Don Luis decía del clérigo que le caía bien, “por ser frívolo y ser dominico a la vez”. Cosas del maestro.
La urna con los restos de Buñuel fueron a parar a las manos del padre Julián Pablo Fernández, que las depositó en una capilla propiedad del Centro Universitario Cultural, la casa de los curas dominicos, situada al sur de Ciudad de México, hasta que le fueron requeridos por Jeanne Rucar, la esposa de Buñuel.
A su vez, la viuda, poco antes de su muerte en 1994, entregó la urna funeraria a su hijo Rafael, que las transportó a Los Ángeles (EEUU), en una caja de cartón para evitar problemas en la aduana. Y allí permanecieron hasta 1997, año en el que las cenizas fueron traídas a España en la misma caja de cartón.
Luego, no sabemos bien si por deseo expresado en vida por Buñuel, o por decisión de Rafael y Juan Luis Buñuel, hijos del director, y de su sobrino Pedro Christian García Buñuel, dejaron volar las cenizas del autor de “Viridiana” desde la cima del Morrón de la Tolocha, en donde se confundieron con el paisaje aragonés y la leyenda de la montaña misteriosa.

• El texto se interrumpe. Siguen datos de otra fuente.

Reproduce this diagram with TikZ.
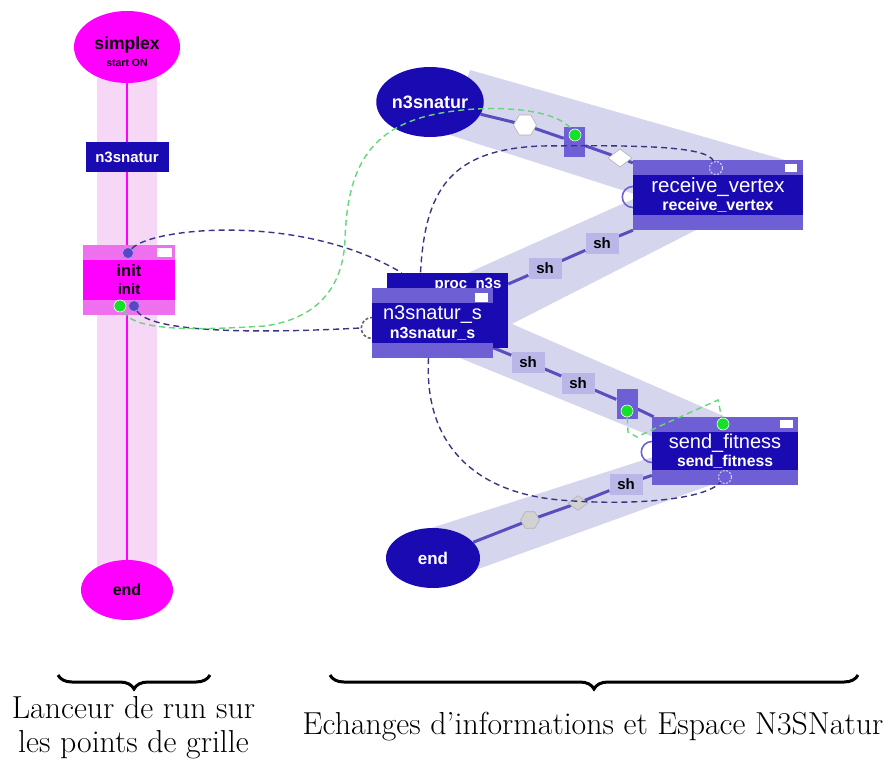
\documentclass[tikz,border=0pt]{standalone}
\usepackage{fontspec}
\newfontfamily\uisans{Liberation Sans}
\usetikzlibrary{shapes.geometric,decorations.pathreplacing,calc}
\pgfdeclarelayer{bg}
\pgfdeclarelayer{fg}
\pgfsetlayers{bg,main,fg}

\definecolor{dblue}{RGB}{26,10,178}
\definecolor{lblue}{RGB}{110,96,212}
\definecolor{bandc}{RGB}{214,213,238}
\definecolor{pbandc}{RGB}{246,216,246}
\definecolor{mag}{RGB}{255,0,255}
\definecolor{lmag}{RGB}{238,112,238}
\definecolor{connc}{RGB}{88,78,190}
\definecolor{dashcol}{RGB}{58,52,130}
\definecolor{gdashcol}{RGB}{100,215,120}
\definecolor{portg}{RGB}{20,225,40}
\definecolor{portp}{RGB}{92,70,200}
\definecolor{shfill}{RGB}{186,182,232}

\tikzset{
  conn/.style={draw=connc, line width=3pt},
  dashc/.style={draw=dashcol, line width=1.4pt, dash pattern=on 6pt off 4pt},
  gdashc/.style={draw=gdashcol, line width=1.4pt, dash pattern=on 6pt off 4pt},
  blueell/.style={ellipse, fill=dblue, inner sep=0pt, text=white,
    font=\uisans\bfseries\fontsize{18}{20}\selectfont},
  magell/.style={ellipse, fill=mag, inner sep=0pt, text=black,
    font=\uisans\bfseries\fontsize{16}{18}\selectfont},
  procbox/.style={rectangle, fill=lblue, inner sep=0pt, text=white, align=center,
    font=\uisans\fontsize{16}{18.5}\selectfont,
    path picture={\fill[dblue] ([yshift=-15pt]path picture bounding box.north west)
      rectangle ([yshift=15pt]path picture bounding box.south east);}},
  initbox/.style={rectangle, fill=lmag, inner sep=0pt, text=black, align=center,
    font=\uisans\bfseries\fontsize{15}{18}\selectfont,
    path picture={\fill[mag] ([yshift=-15pt]path picture bounding box.north west)
      rectangle ([yshift=15pt]path picture bounding box.south east);}},
  shbox/.style={rectangle, fill=shfill, minimum width=33pt, minimum height=21pt,
    inner sep=0pt, font=\uisans\bfseries\fontsize{15}{15}\selectfont},
  hexnode/.style={regular polygon, regular polygon sides=6, minimum size=23pt,
    inner sep=0pt, draw=gray!60, line width=0.6pt},
  dianode/.style={diamond, minimum width=24pt, minimum height=18pt, inner sep=0pt,
    draw=gray!60, line width=0.6pt},
  sqnode/.style={rectangle, fill=lblue, minimum width=21pt, minimum height=30pt, inner sep=0pt},
  gport/.style={circle, fill=portg, draw=white, line width=0.6pt, minimum size=12pt, inner sep=0pt},
  pport/.style={circle, fill=portp, draw=white!50!portp, line width=0.6pt, minimum size=11pt, inner sep=0pt},
  dport/.style={circle, fill=lblue, draw=white!75!lblue, line width=1pt, dash pattern=on 2pt off 1.5pt,
    minimum size=13pt, inner sep=0pt},
  sideport/.style={circle, draw=lblue, line width=1.6pt, minimum size=21pt, inner sep=0pt},
  winmark/.style={fill=white},
  caption/.style={font=\fontsize{31.8}{34}\selectfont, align=center, inner sep=0pt},
  bracec/.style={decorate, decoration={brace, mirror, amplitude=14pt}, line width=3pt}
}

\begin{document}
\begin{tikzpicture}[x=1pt,y=-1pt]
\useasboundingbox (0,0) rectangle (888,765);

% ---------- left column: run launcher ----------
\node[magell, minimum width=106pt, minimum height=72pt] (simplex) at (127,47) {};
\node[font=\uisans\bfseries\fontsize{10.5}{17}\selectfont, align=center, inner sep=0pt] (simplextxt) at (127,52)
  {\fontsize{17.5}{17}\selectfont simplex\\\fontsize{10.5}{17}\selectfont start ON};
\node[rectangle, fill=dblue, minimum width=83pt, minimum height=30pt, inner sep=0pt, text=white,
  font=\uisans\bfseries\fontsize{15}{16}\selectfont] (lbox) at (127,157) {n3snatur};
\node[initbox, minimum width=92pt, minimum height=70pt] (init) at (129,280)
  {\fontsize{16.5}{18}\selectfont init\\\fontsize{15}{18}\selectfont init};
\fill[winmark] ([xshift=-18pt,yshift=-3pt]init.north east) rectangle ([xshift=-3pt,yshift=-12pt]init.north east);
\node[magell, minimum width=92pt, minimum height=60pt] (endL) at (127,590) {end};

% ---------- right part: exchange space ----------
\node[blueell, minimum width=106pt, minimum height=70pt] (n3e) at (430,102) {n3snatur};
\node[blueell, minimum width=94pt, minimum height=60pt, font=\uisans\bfseries\fontsize{17}{18}\selectfont] (endR) at (433,558) {end};

\node[procbox, minimum width=170pt, minimum height=70pt] (rv) at (718,195)
  {\fontsize{20.5}{18.5}\selectfont receive\_vertex\\\bfseries\fontsize{16}{18.5}\selectfont receive\_vertex};
\fill[winmark] ([xshift=-18pt,yshift=-4pt]rv.north east) rectangle ([xshift=-6pt,yshift=-12pt]rv.north east);

\node[rectangle, fill=dblue, minimum width=121pt, minimum height=75pt, inner sep=0pt] (proc) at (447.5,310.5) {};
\node[text=white, font=\uisans\bfseries\fontsize{15}{16}\selectfont, inner sep=0pt] (proctxt) at (468,285) {proc\_n3s};
\node[procbox, minimum width=121pt, minimum height=70pt] (n3s) at (432.5,323)
  {\fontsize{20}{18}\selectfont n3snatur\_s\\\bfseries\fontsize{16}{18}\selectfont n3snatur\_s};
\fill[winmark] ([xshift=-18pt,yshift=-5pt]n3s.north east) rectangle ([xshift=-5pt,yshift=-14pt]n3s.north east);

\node[procbox, minimum width=146pt, minimum height=68pt] (sf) at (725,451)
  {\fontsize{20}{18}\selectfont send\_fitness\\\bfseries\fontsize{15.7}{18}\selectfont send\_fitness};
\fill[winmark] ([xshift=-18pt,yshift=-3pt]sf.north east) rectangle ([xshift=-5pt,yshift=-11pt]sf.north east);

% shared-variable markers along the links
\node[hexnode, fill=white] (hex1) at (525,125) {};
\node[sqnode] (sq1) at (574.5,142) {};
\node[dianode, fill=white] (dia1) at (620,158) {};
\node[shbox] (sh1) at (602,243) {sh};
\node[shbox] (sh2) at (545,268) {sh};
\node[shbox] (sh3) at (528,362) {sh};
\node[shbox] (sh4) at (578,383) {sh};
\node[sqnode] (sq2) at (627,404) {};
\node[shbox] (sh5) at (626,484) {sh};
\node[dianode, fill=gray!35, minimum width=20pt, minimum height=15pt] (dia2) at (578,503) {};
\node[hexnode, fill=gray!35, minimum size=19pt] (hex2) at (530,520) {};

% ---------- background: lanes and solid links ----------
\begin{pgfonlayer}{bg}
  \fill[pbandc] (97,78) rectangle (157,572);
  \fill[bandc] (470,70) -- (785,160) -- (700,215) -- (450,135) -- cycle;
  \fill[bandc] (640,196) -- (700,228) -- (500,330) -- (452,280) -- cycle;
  \fill[bandc] (480,310) -- (728,418) -- (690,452) -- (460,358) -- cycle;
  \fill[bandc] (425,530) -- (700,442) -- (730,478) -- (470,572) -- cycle;

  \draw[mag, line width=2.5pt] (simplex) -- (endL);

  \draw[conn] (n3e) -- (hex1) -- (sq1) -- (dia1) -- (rv);
  \draw[conn] (rv) -- (sh1) -- (sh2) -- (proc);
  \draw[conn] (n3s) -- (sh3) -- (sh4) -- (sq2) -- (sf);
  \draw[conn] (sf) -- (sh5) -- (dia2) -- (hex2) -- (endR);

  \node[sideport] (rvL) at ([yshift=-2pt]rv.west) {};
  \node[sideport, draw=gray!80!black, dash pattern=on 3pt off 2pt] (n3sL) at ([yshift=-5pt]n3s.west) {};
  \node[sideport] (sfL) at ([yshift=-1pt]sf.west) {};
\end{pgfonlayer}

% ---------- ports ----------
\node[pport] (initT) at (128,253) {};
\node[gport] (initG) at (120,306) {};
\node[pport] (initP) at (134,306) {};
\node[gport] (g1) at (575,135) {};
\node[gport] (g2) at (627,411) {};
\node[dport] (rvT) at (716,168) {};
\node[gport] (sfG) at (723,424) {};
\node[dport] (sfB) at (725,477) {};

% ---------- dashed data links ----------
\begin{pgfonlayer}{fg}
  \draw[dashc] (initT) .. controls (150,228) and (300,212) .. ([xshift=15pt]proc.north west);
  \draw[dashc] (initP) .. controls (150,332) and (250,334) .. (n3sL.west);
  \draw[gdashc] (initG) .. controls (135,332) and (200,330) .. (265,326)
    .. controls (320,318) and (343,285) .. (345,240)
    .. controls (347,175) and (365,135) .. (420,118)
    .. controls (470,103) and (555,105) .. (g1);
  \draw[dashc] (rvT) .. controls (708,146) and (640,145) .. (540,146)
    .. controls (450,150) and (425,190) .. ([xshift=-27pt]proc.north);
  \draw[dashc] ([xshift=-4pt]n3s.south) .. controls (424,440) and (470,492) .. (560,500)
    .. controls (630,506) and (705,500) .. (sfB);
  \draw[gdashc] (g2) -- (628,432) -- (637,437) -- (660,426) -- (718,400) -- (sfG);
\end{pgfonlayer}

% ---------- captions ----------
\coordinate (bl1) at (58,675);
\coordinate (bl2) at (210,675);
\coordinate (br1) at (330,675);
\coordinate (br2) at (858,675);
\draw[bracec] (bl1) -- (bl2);
\draw[bracec] (br1) -- (br2);
\node[caption] (capL) at (133.5,728) {Lanceur de run sur\\les points de grille};
\node[caption] (capR) at (593,727) {Echanges d'informations et Espace N3SNatur};
\end{tikzpicture}
\end{document}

Hasta aquí, el devenir de los restos del director de Calanda, desde su muerte en Ciudad de México, pasando por Los Ángeles y viajando en una caja de cartón hasta tierras aragonesas, si nos atenemos a la versión de los propios hijos del cineasta, que tuvieron que salir al paso de declaraciones e historias contradictorias, expresadas por otros actores de esta historia.
El dominico y amigo de Buñuel, Julián Pablo Fernández, mantenía en 2012 que los restos de su amigo aún permanecían en la capilla del Centro Universitario, “en un lugar de la parroquia sin acceso” y nunca salieron de allí. El guionista, colaborador y biógrafo de Buñuel, Jean Claude Carrière, sostenía que las cenizas fueron esparcidas en el Desierto de los Leones, un bosque a las afueras de la capital mexicana, lugar predilecto para los paseos del cineasta... y, por si fuera poco, el escritor santanderino José de la Colina apuntó no hace mucho que los restos de Buñuel se lleva-ron “a un lugar que se ha mantenido en secreto”. ¿Acaso existían, o existen, varias urnas funerarias? ¿Varias cajas de cartón con los restos del aragonés? Don Luis Buñuel escribió en uno de los últimos párrafos de sus memorias, a las que tituló “Mi último suspiro”: “Me gustaría levantarme de entre los muertos cada diez años, llegarme a un quiosco y comprar varios periódicos.
(Ni un solo periódico de la época dejó de dedicar gran parte de su portada (si no toda) a la muerte del cineasta aragonés a finales de julio de 1983)
Regresaría al cementerio y leería los desastres del mundo antes de volverme a dormir, satisfecho, en el refugio tranquilizador de la tumba”.
Si ello fuera así, la próxima vez que regresara del lugar en el que pueda encontrarse, el director de Calanda, probablemente divertido, leería toda esta historia sobre sus cenizas viajeras y con paradero incierto, y convendría en que semejante película plaga-da de un surrealismo tan acorde con la obra cinematográfica de su autor, se convertiría en un jugoso tema de conversación al lado de buena compañía, risas, un cigarro encendido y un Martini seco bien cargado de ginebra.